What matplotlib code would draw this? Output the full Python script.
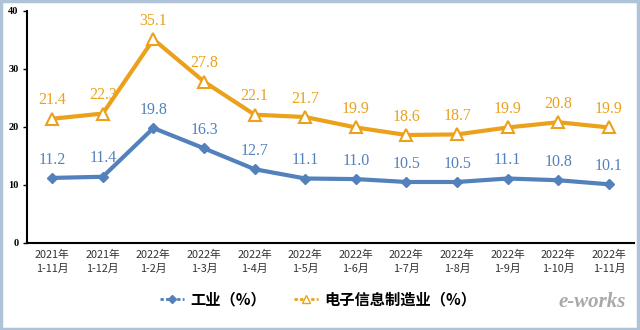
__________________________________________________
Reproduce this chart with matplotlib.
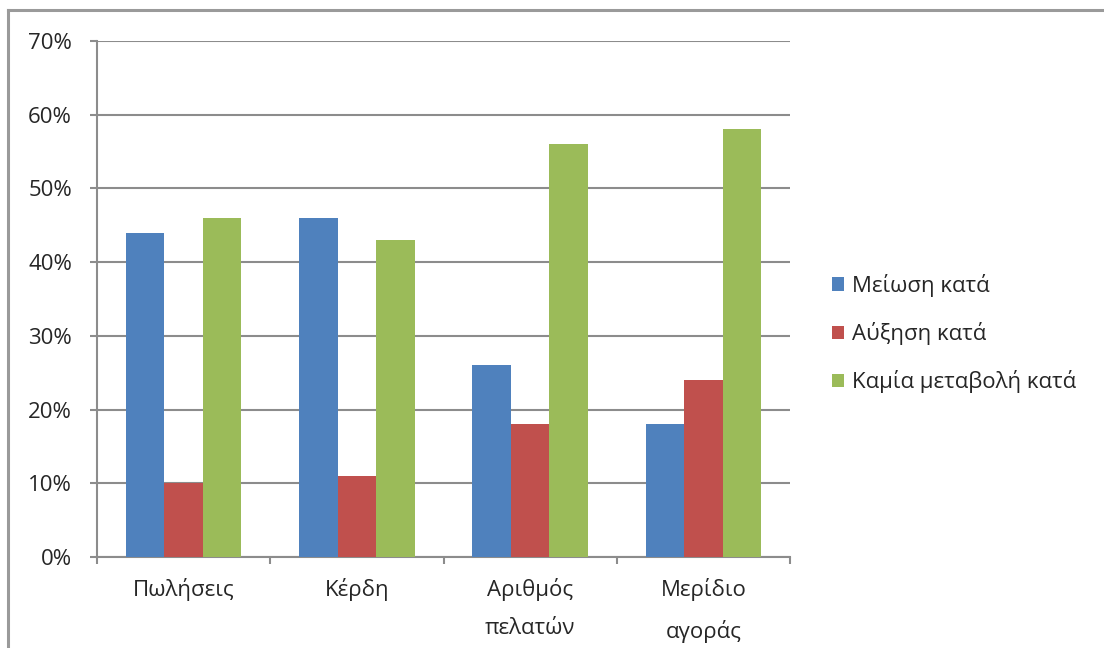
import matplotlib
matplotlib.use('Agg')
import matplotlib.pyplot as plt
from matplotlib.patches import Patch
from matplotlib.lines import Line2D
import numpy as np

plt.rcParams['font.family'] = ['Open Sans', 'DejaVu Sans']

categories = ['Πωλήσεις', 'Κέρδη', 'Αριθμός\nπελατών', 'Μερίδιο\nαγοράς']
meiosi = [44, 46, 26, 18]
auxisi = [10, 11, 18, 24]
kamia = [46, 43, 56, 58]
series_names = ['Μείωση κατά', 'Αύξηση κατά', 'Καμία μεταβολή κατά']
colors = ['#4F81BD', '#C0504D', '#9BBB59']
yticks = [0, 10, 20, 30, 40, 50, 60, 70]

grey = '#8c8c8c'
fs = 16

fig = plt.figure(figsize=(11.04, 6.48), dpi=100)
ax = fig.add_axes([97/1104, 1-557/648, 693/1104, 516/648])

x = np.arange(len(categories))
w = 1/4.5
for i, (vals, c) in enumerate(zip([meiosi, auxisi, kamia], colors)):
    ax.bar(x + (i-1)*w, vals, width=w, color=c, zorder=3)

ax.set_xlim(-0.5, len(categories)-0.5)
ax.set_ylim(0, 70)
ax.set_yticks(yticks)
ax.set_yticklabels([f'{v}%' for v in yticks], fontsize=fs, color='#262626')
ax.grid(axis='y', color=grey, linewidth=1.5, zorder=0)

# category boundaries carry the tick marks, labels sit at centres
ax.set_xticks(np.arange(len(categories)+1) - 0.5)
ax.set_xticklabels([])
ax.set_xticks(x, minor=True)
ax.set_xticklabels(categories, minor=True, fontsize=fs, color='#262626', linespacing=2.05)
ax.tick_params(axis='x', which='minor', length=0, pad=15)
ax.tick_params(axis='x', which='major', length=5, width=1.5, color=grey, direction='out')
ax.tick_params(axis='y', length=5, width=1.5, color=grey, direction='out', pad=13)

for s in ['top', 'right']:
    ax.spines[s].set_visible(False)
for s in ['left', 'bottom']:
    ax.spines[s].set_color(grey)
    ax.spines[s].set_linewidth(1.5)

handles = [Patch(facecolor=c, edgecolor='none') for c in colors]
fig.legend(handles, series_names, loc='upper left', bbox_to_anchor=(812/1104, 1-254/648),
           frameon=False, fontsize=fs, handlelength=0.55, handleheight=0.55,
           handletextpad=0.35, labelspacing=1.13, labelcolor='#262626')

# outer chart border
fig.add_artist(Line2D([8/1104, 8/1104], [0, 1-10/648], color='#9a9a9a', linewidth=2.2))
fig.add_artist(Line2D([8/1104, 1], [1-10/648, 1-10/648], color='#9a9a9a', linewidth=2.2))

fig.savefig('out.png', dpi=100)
__________________________________________________
** WHAT THE TASK ASKS **
Examine the records and pull out every line where the string "matplotlib" occurs.

** COMPLETE OUTPUT **
What matplotlib code would draw this? Output the full Python script.
Reproduce this chart with matplotlib.
import matplotlib
matplotlib.use('Agg')
import matplotlib.pyplot as plt
from matplotlib.patches import Patch
from matplotlib.lines import Line2D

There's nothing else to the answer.